Original size 1190x1684

BKSQ № 1: ГАРИ ТАТИНЦЯН

PROTECT STATUS: not protected
123

Галерист, известный неординарным взглядом на арт-мир — о старых и новых рынках, фастфуде от искусства и качестве художника

Если смотреть на художественную биографию Гари Татинцяна с точки зрения географии, то она начинается в 70-х в России, продолжается в Берлине, где в конце 80-х он открывает свою первую галерею. Дальше на карте появляется Нью-Йорк, куда Gary Tatintsian Gallery перебирается в конце 90-х и представляет американских художников первого ряда — Сола Левитта, Фрэнка Стеллу и других. И вряд ли будет преувеличением сказать, что одной из самых заметных отметок в маршруте будет Москва. Здесь появление в 2005-м галереи Гари Татинцяна, открывшейся громкой выставкой We Can Do It с участием Вика Мюниса, Энтони Гормли, Тони Мателли, Тони Оурслера и других звёзд обозначило переход арт-рынка в новый статус. А сама галерея, где в разделе «художники» значатся Джордж Кондо, Майк Келли, Чак Клоуз и ещё с десяток крупнейших имён, на следующую декаду стала главным проводником современного западного искусства на местный рынок. Прибавим к этому парадоксальный склад ума, харизму и весьма неординарный взгляд на рынок искусства — сочетание, благодаря которому видение и мнение Гари служит ориентиром для многих коллекционеров.

big
Original size 2048x1536

АНЗОР КАНКУЛОВ: Гари, для начала — ты в Дубае сейчас? 
ГАРИ ТАТИНЦЯН: Я в Дубае, да. A—К: Я вот только что редактировал статью про художника Тони Оурслера для этого номера и, читая про него, выяснил неожиданно для себя, что он был представлен у тебя в галерее на первой выставке в Москве. Г-Т: Да, в 2005-м, на групповой выставке. Это типичное лицо американского искусства, интеллектуал, очень тонкий. Сам коллекционер, сам знает мир искусства изнутри, а не просто человек, который заперт у себя в студии и не в курсе того, что вокруг происходит. ЕВГЕНИЙ МИТТА: Ты открыл пространство в Дубае? Что это, оно работает как галерея или как шоурум по предварительной договорённости? Г-Т: Мы открывались на полгода. Помещение в хорошем месте — Alserkal10, арт-район, раньше здесь было около 25 галерей, сейчас чуть поменьше. Это достаточно интересное место до сих пор, все остальное пока какое‑то рудиментарное. Мы не галерея бутиковая, как Perrotin или Continua — открылись одна в DIFC, в финансовом районе, другая в самой лакшери-гостинице здесь. Но это не наша публика.

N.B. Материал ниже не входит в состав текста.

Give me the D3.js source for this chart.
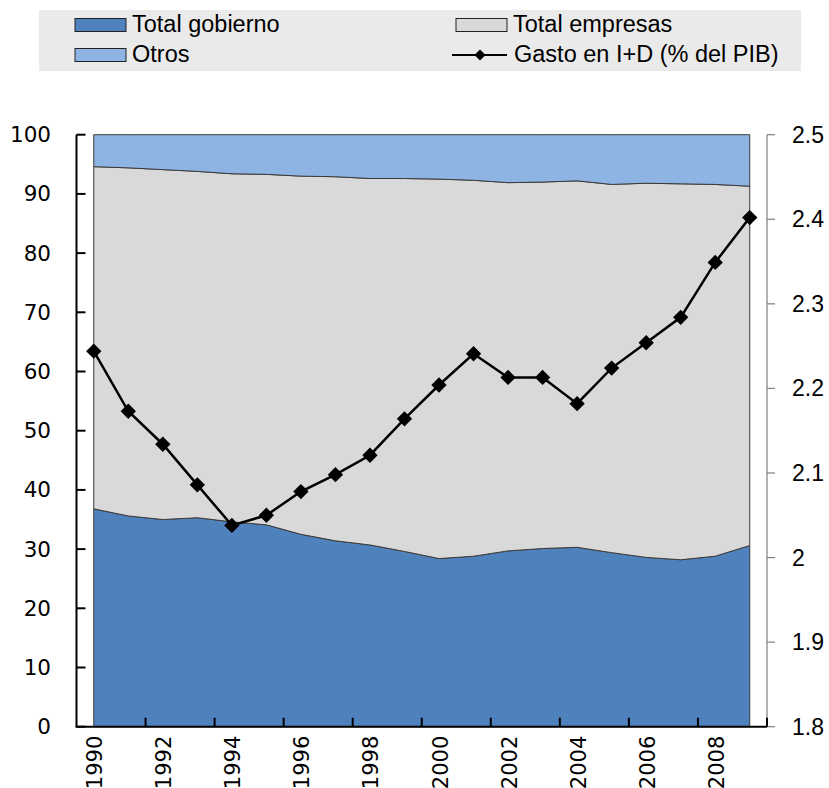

Нам интересно делать выставки масштабные, мощные и для художников, и для социума, сделать шоу, чтобы оно было 2 месяца, люди заходили, у нас был какой‑то диалог с ними и прочее. Нам дали помещение на шесть месяцев, и до сих пор мы в транзите. Пока в планах открыться здесь и, вероятнее всего, в будущем — в Саудовской Аравии, в Джедде. Посмотрим. Е-М: Как ты идентифицируешь свою галерею, когда общаешься или рассказываешь о ней? Это галерея американская, интернациональная? Или она сейчас не имеет какой‑то географической привязки? Г-Т: Нет. Она имеет привязку только к той линии вкуса, которая просматривается через выбор определённых художников. Они могут быть европейскими, американскими… Самое интересное… Я знаю, что я армянин, знаю, что я православный и прочее, и прочее. Но спроси меня сейчас, глубоко, где мне лучше. На сегодня я могу сказать: «Мне лучше всего в Дубае». Все ведь временно.

РАНЬШЕ ПРОДАВЕЦ БЫЛ СТИМУЛОМ, ВДОХНОВЛЯЛ ПОКУПАТЕЛЕЙ НА СОЗДАНИЕ КОЛЛЕКЦИЙ. СЕЙЧАС ОНИ ЛИБО УСТАЛИ, ЛИБО РАЗБОГАТЕЛИ.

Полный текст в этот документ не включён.